At its height in early 1997, Storybook was a $33 million business with an 8% pretax profit, according to president Estelle DeMuesy. Then in June 1997, Rio Rancho, NM-based holding company Fulcrum Direct bought the cataloger. Unfortunately, Fulcrum’s strategy of acquiring a stable of children’s catalogs, including Playclothes and After the Stork, proved ill-fated. Just 13 months after buying Storybook Heirlooms, Fulcrum Direct was out of business.
Enter Delia’s, whose properties include the namesake catalog and the iTurf Website of teen merchandise. In September 1998, Delia’s acquired the assets of Fulcrum for $4.75 million.
“We bought Fulcrum almost solely for the [5 million customer] names,” says Delia’s president Evan Guillemin. “We wanted the database to act as a feeder system to Delia’s.” Except for its Zoe teen catalog, Fulcrum’s titles targeted infants to preteens; once the youngsters outgrew the Fulcrum books, they’d be the target market for Delia’s. “But we discovered that Storybook has a vibrant business,” Guillemin adds, referring to its loyal customer base.
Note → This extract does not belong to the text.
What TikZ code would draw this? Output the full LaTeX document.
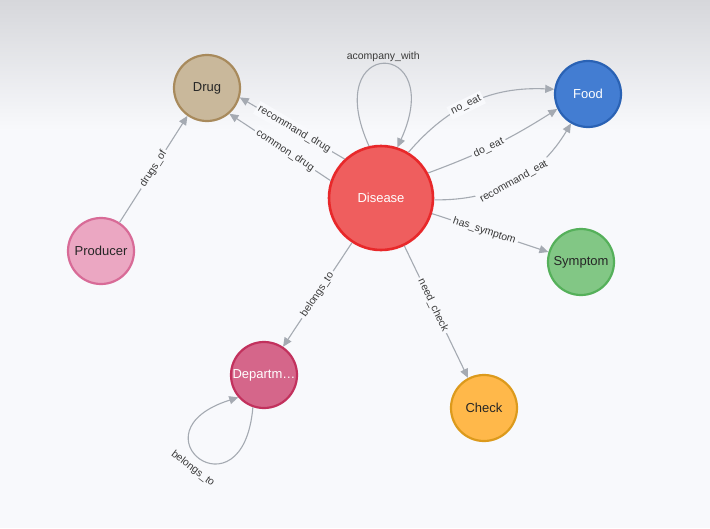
\documentclass[tikz,border=0pt]{standalone}
\usepackage{fontspec}
\setmainfont{Liberation Sans}
\usetikzlibrary{arrows.meta}

\definecolor{bgtop}{HTML}{D6D7DB}
\definecolor{bgbot}{HTML}{F8F9FC}
\definecolor{edgegray}{HTML}{A5AAB2}
\definecolor{labelgray}{HTML}{3A3A3A}
\definecolor{drugfill}{HTML}{C9B89B}
\definecolor{drugline}{HTML}{A88A5C}
\definecolor{foodfill}{HTML}{437DD2}
\definecolor{foodline}{HTML}{2A62B4}
\definecolor{prodfill}{HTML}{EBA7C2}
\definecolor{prodline}{HTML}{D86B97}
\definecolor{disfill}{HTML}{EF5E5E}
\definecolor{disline}{HTML}{E8282A}
\definecolor{symfill}{HTML}{82C785}
\definecolor{symline}{HTML}{55B05A}
\definecolor{depfill}{HTML}{D5668A}
\definecolor{depline}{HTML}{C2315D}
\definecolor{chkfill}{HTML}{FFB84A}
\definecolor{chkline}{HTML}{DC9A1C}

\tikzset{
	entity/.style={circle, minimum size=66pt, inner sep=0pt, line width=2.2pt, font=\fontsize{13}{15}\selectfont, text=black!85},
	relation/.style={draw=edgegray, line width=1.1pt, -{Triangle[length=9pt,width=8pt]}},
	rellabel/.style={font=\fontsize{10.5}{12}\selectfont, text=labelgray, fill=bgbot, inner sep=2.5pt, sloped},
	looplabel/.style={font=\fontsize{10.5}{12}\selectfont, text=labelgray},
}

\begin{document}
\begin{tikzpicture}[x=1pt,y=-1pt]
			%%%%% START %%%%%
			
			\useasboundingbox (0,0) rectangle (710,528);
			\fill[bgbot] (0,0) rectangle (710,528);
			\shade[top color=bgtop, bottom color=bgbot] (0,0) rectangle (710,130);
			
			\node[entity, fill=disfill, draw=disline, minimum size=104pt, line width=2.6pt, text=white] (disease) at (381,198) {Disease};
			\node[entity, fill=drugfill, draw=drugline] (drug) at (207,88) {Drug};
			\node[entity, fill=foodfill, draw=foodline, text=white] (food) at (588,94) {Food};
			\node[entity, fill=prodfill, draw=prodline] (producer) at (101,251) {Producer};
			\node[entity, fill=symfill, draw=symline] (symptom) at (581,262) {Symptom};
			\node[entity, fill=depfill, draw=depline, text=white] (department) at (264,375) {Departm…};
			\node[entity, fill=chkfill, draw=chkline] (check) at (484,408) {Check};
			
			\draw[relation] (disease.133) -- node[rellabel, pos=0.48] {recommand\_drug} (drug.-16);
			\draw[relation] (disease.161) -- node[rellabel, pos=0.45] {common\_drug} (drug.-49);
			\draw[relation] (producer.57) -- node[rellabel, pos=0.5] {drugs\_of} (drug.235);
			
			\draw[relation] (disease.103) .. controls +(-50,-110) and +(50,-110) .. node[looplabel, pos=0.5, above, inner sep=1.5pt] {acompany\_with} (disease.72);
			
			\draw[relation] (disease.59) to[bend left=26] node[rellabel, pos=0.45] {no\_eat} (food.172);
			\draw[relation] (disease.28) to[bend right=6] node[rellabel, pos=0.45] {do\_eat} (food.206);
			\draw[relation] (disease.-2) to[bend right=30] node[rellabel, pos=0.5] {recommand\_eat} (food.240);
			
			\draw[relation] (disease.-17) -- node[rellabel, pos=0.45] {has\_symptom} (symptom.163);
			\draw[relation] (disease.-64) -- node[rellabel, pos=0.45] {need\_check} (check.118);
			\draw[relation] (disease.237) -- node[rellabel, pos=0.5] {belongs\_to} (department.56);
			
			\draw[relation] (department.251) .. controls +(-10,115) and +(-110,35) .. node[looplabel, pos=0.5, sloped, below=4pt] {belongs\_to} (department.221);
			
			%%%%% END %%%%%
\end{tikzpicture}
\end{document}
By January 1999, Storybook was back in mailboxes. Relaunching the troubled title wasn’t easy, however. For one, Fulcrum owed Storybook customers more than $1.2 million. “We tried to make good through gift certificates and refunds,” DeMuesy says. Also, vendors still owed money by Fulcrum were leery of extending credit. But Delia’s deep pockets helped Storybook reestablish credit limits.
Now Storybook hopes to live happily ever after. As of October, it had 606,286 buyers in its house file, near its all-time high. Its 69,671 six-month buyers spent an average of $120 an order. “We’ll make a fair amount of money this year,” DeMuesy says, “and 4%-5% profit pretax.”